UK government aiming to widen scope of NFT regulation

credit: Shutterstock
credit: Shutterstock

As part of the UK government’s attempts to improve anti-money laundering controls, it has proposed that digital asset firms in the country that issue NFTs to fall under a new set of regulatory guidelines. 

Whilst cryptocurrency companies must receive clearance and adhere to the Financial Conduct Authority’s (FCA) rules, digital asset firms that focus primarily on NFTs fall outside of this remit. 

In the consultation ‘Improving the effectiveness of the Money Laundering Regulations (MLR)’, HM Treasury proposed a new set of regulations for specialised NFT-based entities as concerns still linger around the digital asset-backed feature.

The consultation read: “Most crypto firms supervised by the FCA are not FSMA authorised, so the MLRs contain a bespoke registration process for them. Currently, this applies to all crypto firms, including the minority of crypto firms that are also FSMA authorised, meaning that if a firm wishes to undertake crypto asset activity and is already FSMA authorised, they have to register separately under the MLRs.” 

However, in 2022, MLRs were amended so that the FCA gained control of who or who could not be an officially registered digital asset operator in the country via a fit and proper assessment. 

Crypto regulations in the UK extended further last year by bringing the digital currency within the same remit as other financial instruments and regulations through the Financial Services and Markets Act (FSMA) 2023, paving the way for a comprehensive legislation in the coming years. 

This did not, however, include guidelines for NFTs and various other digital asset items as they were deemed not fit to be treated as a regulated financial asset. 

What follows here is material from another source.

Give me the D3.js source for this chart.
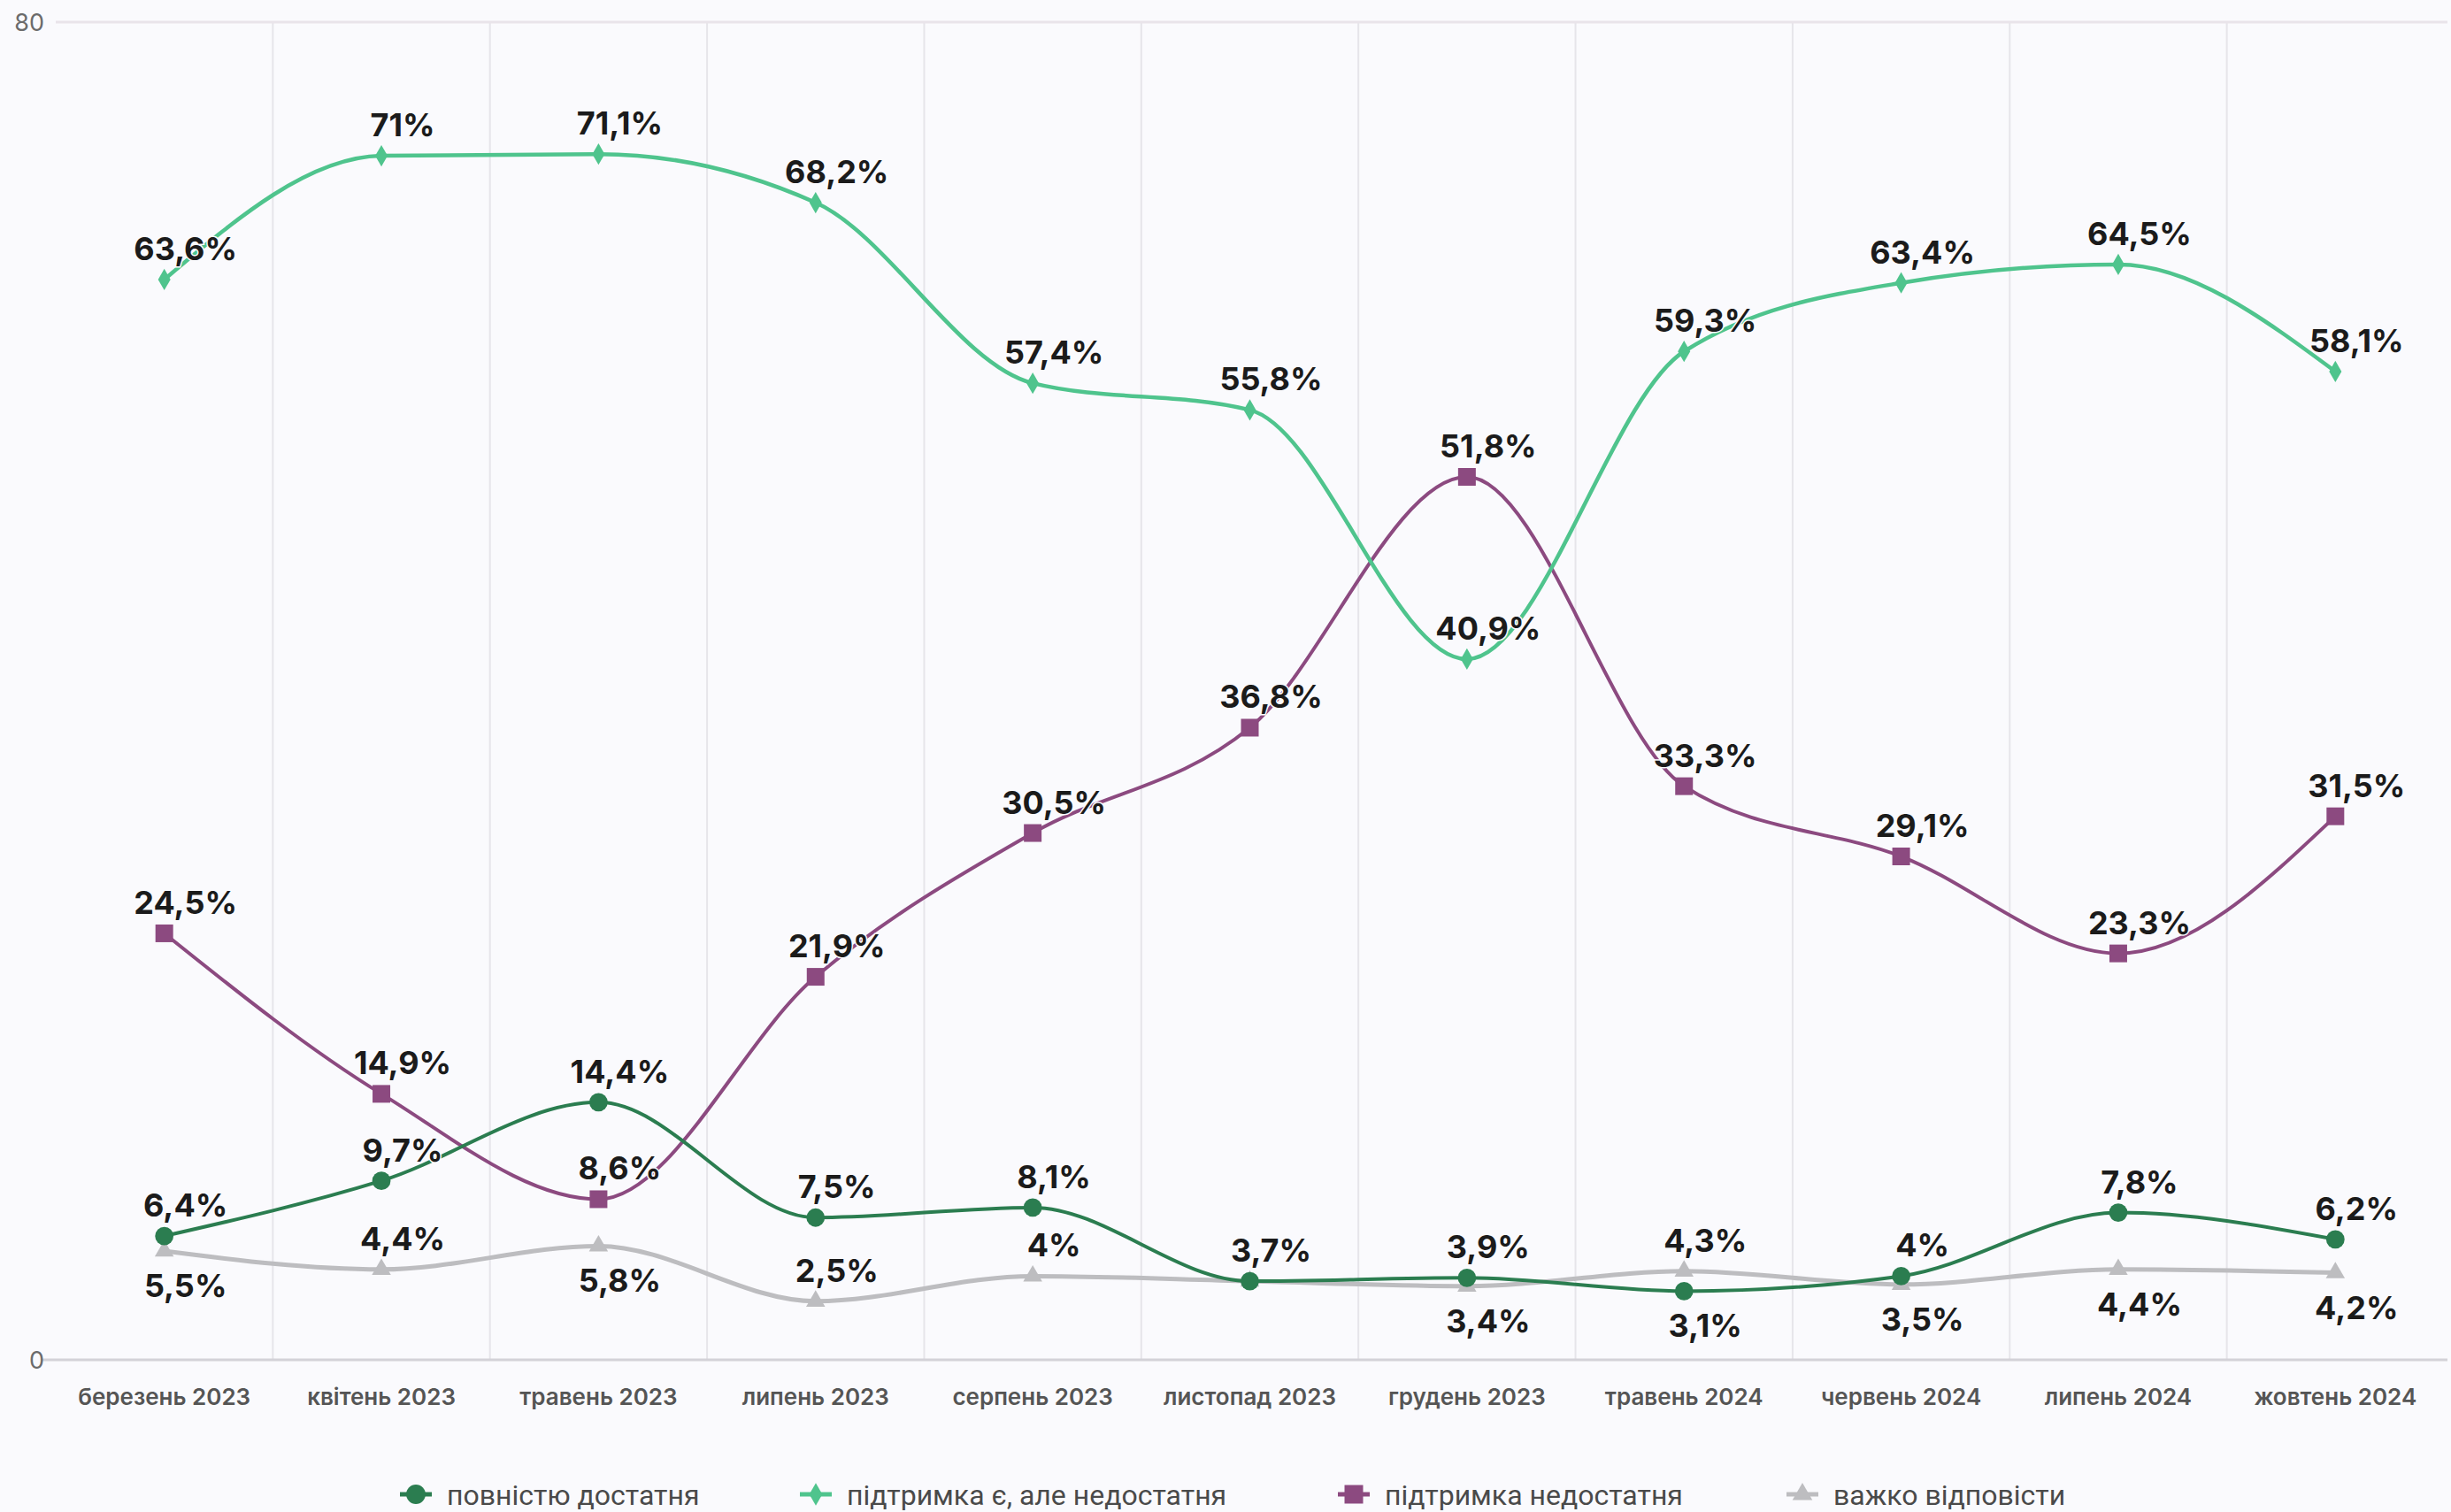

The consultation notes: “As noted in the 2023 consultation response, the scope of crypto firms subject to the new FSMA regime will be narrower than those subject to the MLRs.

“The definition of ‘crypto asset exchange providers’ and ‘custodian wallet providers’ in the MLRs captures a broad range of activities involving crypto assets. This is coupled with a broad definition of crypto assets as “a cryptographically secured digital representation of value or contractual rights that uses a form of distributed ledger technology and can be transferred, stored or traded electronically”. 

“For crypto asset exchange activity, the definition is extended further to include a right to, or interest in, a crypto asset. This definition effectively covers any digital token which represents some kind of value, ownership of which is recorded on a blockchain.”

It remains to be seen once the FSMA regulations come into effect whether there will be the inclusion of rules and guidelines for NFT-based operators.